Board of Pardons v. Allen
Headline: Montana parole rule upheld as creating a protected liberty interest, allowing prisoners eligible for parole to get procedural protections when parole is denied and forcing parole boards to follow statutory criteria.
Holding: The Court held that Montana's parole statute creates a constitutionally protected liberty interest in parole release, so eligible prisoners are entitled to procedural due process protections when the Board denies parole.
- Recognizes eligible Montana inmates’ right to due process before parole denial.
- Requires parole boards to follow statutory criteria and explain denials.
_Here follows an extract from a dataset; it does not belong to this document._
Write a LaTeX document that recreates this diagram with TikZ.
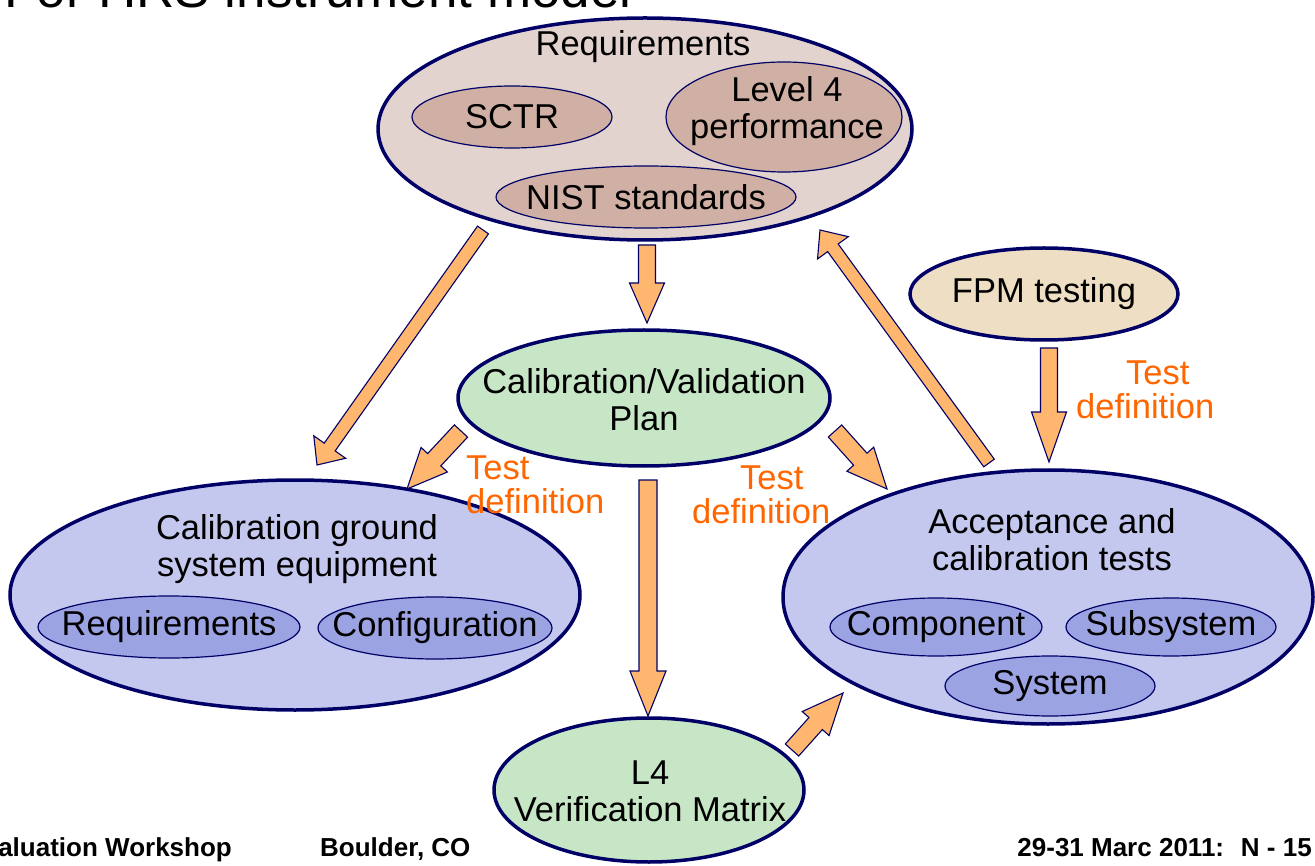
\documentclass[tikz,border=0pt]{standalone}
\usepackage{fontspec}
\setmainfont{Liberation Sans}
\usetikzlibrary{shapes.geometric,calc}

\definecolor{navy}{HTML}{000066}
\definecolor{reqfill}{HTML}{E3D3CE}
\definecolor{reqsub}{HTML}{D0B0A4}
\definecolor{planfill}{HTML}{C6E6C6}
\definecolor{fpmfill}{HTML}{EEDEC4}
\definecolor{lavfill}{HTML}{C4C8EE}
\definecolor{lavsub}{HTML}{9CA3E2}
\definecolor{arrowfill}{HTML}{FFB66E}
\definecolor{testorange}{HTML}{FF6600}

\tikzset{
  bigell/.style={ellipse, draw=navy, line width=3.5pt, inner sep=0pt},
  subell/.style={ellipse, draw=navy, line width=1.2pt, inner sep=0pt},
  lbl/.style={font=\fontsize{34.5}{37}\selectfont, align=center, inner sep=0pt},
  testlbl/.style={font=\fontsize{34.5}{34.5}\selectfont, text=testorange, inner sep=0pt, align=left, anchor=west},
  footer/.style={font=\fontsize{26}{28}\selectfont\bfseries, inner sep=0pt},
  barrow/.style={fill=arrowfill, draw=navy, line width=1.1pt, line join=miter},
}

% block arrow: from, to, shaft half width, head half width, head length
\newcommand{\blockarrow}[5]{%
  \coordinate (ba-p) at ($(#2)!#5!(#1)$);
  \draw[barrow] ($(#1)!#3!90:(#2)$) -- ($(ba-p)!#3!-90:(#1)$)
    -- ($(ba-p)!#4!-90:(#1)$) -- (#2) -- ($(ba-p)!#4!90:(#1)$)
    -- ($(ba-p)!#3!90:(#1)$) -- ($(#1)!#3!-90:(#2)$) -- cycle;
}

\begin{document}
\begin{tikzpicture}[x=1pt, y=-1pt]
\useasboundingbox (0,0) rectangle (1315,866);

% slide title, cut by the top edge
\node[font=\fontsize{53}{58}\selectfont, anchor=base west, inner sep=0pt] (title) at (4,8) {For HRS instrument model};

% Requirements
\node[bigell, fill=reqfill, minimum width=534pt, minimum height=222pt] (req) at (645,129) {};
\node[lbl] (reqlbl) at (643,47) {Requirements};
\node[subell, fill=reqsub, minimum width=200pt, minimum height=62pt] (sctr) at (512,117) {};
\node[lbl] at (sctr) {SCTR};
\node[subell, fill=reqsub, minimum width=236pt, minimum height=110pt] (lvl) at (784,117) {};
\node[lbl] at (787,111) {Level 4\\performance};
\node[subell, fill=reqsub, minimum width=300pt, minimum height=62pt] (nist) at (646,197) {};
\node[lbl] at (nist) {NIST standards};

% Calibration/Validation plan
\node[bigell, fill=planfill, minimum width=372pt, minimum height=136pt] (plan) at (644,398) {};
\node[lbl] at (644,400) {Calibration/Validation\\Plan};

% FPM testing
\node[bigell, fill=fpmfill, minimum width=268pt, minimum height=92pt] (fpm) at (1044,294) {};
\node[lbl] at (fpm) {FPM testing};

% Calibration ground system equipment
\node[bigell, fill=lavfill, minimum width=570pt, minimum height=230pt] (gse) at (295,595) {};
\node[lbl] at (297,549) {Calibration ground\\system equipment};
\node[subell, fill=lavsub, minimum width=262pt, minimum height=62pt] (gsereq) at (169,627) {};
\node[lbl] at (gsereq) {Requirements};
\node[subell, fill=lavsub, minimum width=234pt, minimum height=62pt] (gsecfg) at (435,628) {};
\node[lbl] at (gsecfg) {Configuration};

% Acceptance and calibration tests
\node[bigell, fill=lavfill, minimum width=530pt, minimum height=254pt] (acc) at (1048,597) {};
\node[lbl] at (1052,540) {Acceptance and\\calibration tests};
\node[subell, fill=lavsub, minimum width=212pt, minimum height=58pt] (comp) at (936,627) {};
\node[lbl] at (comp) {Component};
\node[subell, fill=lavsub, minimum width=210pt, minimum height=58pt] (subs) at (1171,627) {};
\node[lbl] at (subs) {Subsystem};
\node[subell, fill=lavsub, minimum width=210pt, minimum height=60pt] (sys) at (1050,686) {};
\node[lbl] at (sys) {System};

% L4 verification matrix
\node[bigell, fill=planfill, minimum width=310pt, minimum height=144pt] (l4) at (649,790) {};
\node[lbl] at (650,791) {L4\\Verification Matrix};

% arrow end points
\coordinate (a1s) at (483,230);  \coordinate (a1e) at (317,465);
\coordinate (a2s) at (647,245);  \coordinate (a2e) at (647,323);
\coordinate (a3s) at (461,431);  \coordinate (a3e) at (407,489);
\coordinate (a4s) at (835,431);  \coordinate (a4e) at (887,489);
\coordinate (a5s) at (648,480);  \coordinate (a5e) at (648,716);
\coordinate (a6s) at (792,750);  \coordinate (a6e) at (843,693);
\coordinate (a7s) at (989,463);  \coordinate (a7e) at (820,230);
\coordinate (a8s) at (1049,348); \coordinate (a8e) at (1049,462);

\blockarrow{a1s}{a1e}{6.7pt}{19.5pt}{22pt}
\blockarrow{a2s}{a2e}{8.5pt}{17.5pt}{40pt}
\blockarrow{a3s}{a3e}{9pt}{18pt}{40pt}
\blockarrow{a4s}{a4e}{9pt}{18pt}{40pt}
\blockarrow{a5s}{a5e}{9pt}{18pt}{45pt}
\blockarrow{a6s}{a6e}{9pt}{18pt}{41pt}
\blockarrow{a7s}{a7e}{6.5pt}{19pt}{22pt}
\blockarrow{a8s}{a8e}{8.5pt}{17.5pt}{50pt}

% test definition labels
\node[testlbl] (t1) at (466,485) {Test\\definition};
\node[testlbl] (t2) at (692,495) {\hspace*{48pt}Test\\definition};
\node[testlbl] (t3) at (1076,390) {\hspace*{50pt}Test\\definition};

% footer
\node[footer, anchor=base east] (f1) at (232,856) {Evaluation Workshop};
\node[footer, anchor=base west] (f2) at (320,856) {Boulder, CO};
\node[footer, anchor=base east] (f3) at (1312,856) {29-31 Marc 2011:~ N - 15};
\end{tikzpicture}
\end{document}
- Remands to determine what process is due, so procedures may change.
Summary
Background
Two Montana inmates, George Allen and Dale Jacobsen, sued the State Board of Pardons after their parole applications were denied. They brought a class action under federal civil-rights law, alleging the Board failed to apply statutory criteria and did not adequately explain denials. The District Court denied relief, the Ninth Circuit reversed, and the Supreme Court granted review and affirmed the court of appeals.
Reasoning
The main question was whether Montana’s parole law creates a protected expectation of release that requires procedural protections under the Fourteenth Amendment. Applying the Court’s prior decision in Greenholtz, the majority compared Montana’s statute to Nebraska’s and found similar mandatory language and substantive predicates. The Court noted the statute’s use of “shall,” the listed factors in regulations, the statutory direction about community and prisoner interests, and a provision for judicial review. On that basis the Court concluded the statute creates a constitutionally protected liberty interest in parole release.
Real world impact
As a result, prisoners eligible for parole in Montana have an interest that triggers due process when parole is denied. The ruling requires courts and parole boards to consider the statute’s criteria and the need for procedural protections, but it does not prescribe the exact procedures. The case was sent back for the lower court to decide what process is due, and the damages claim kept the case alive even though the two respondents were later released on parole.
Dissents or concurrances
Justice O'Connor, joined by the Chief Justice and Justice Scalia, dissented. She argued the statute’s standards are too broad and leave the Board with sweeping discretion, so no entitlement to parole was created and the majority misreads prior cases.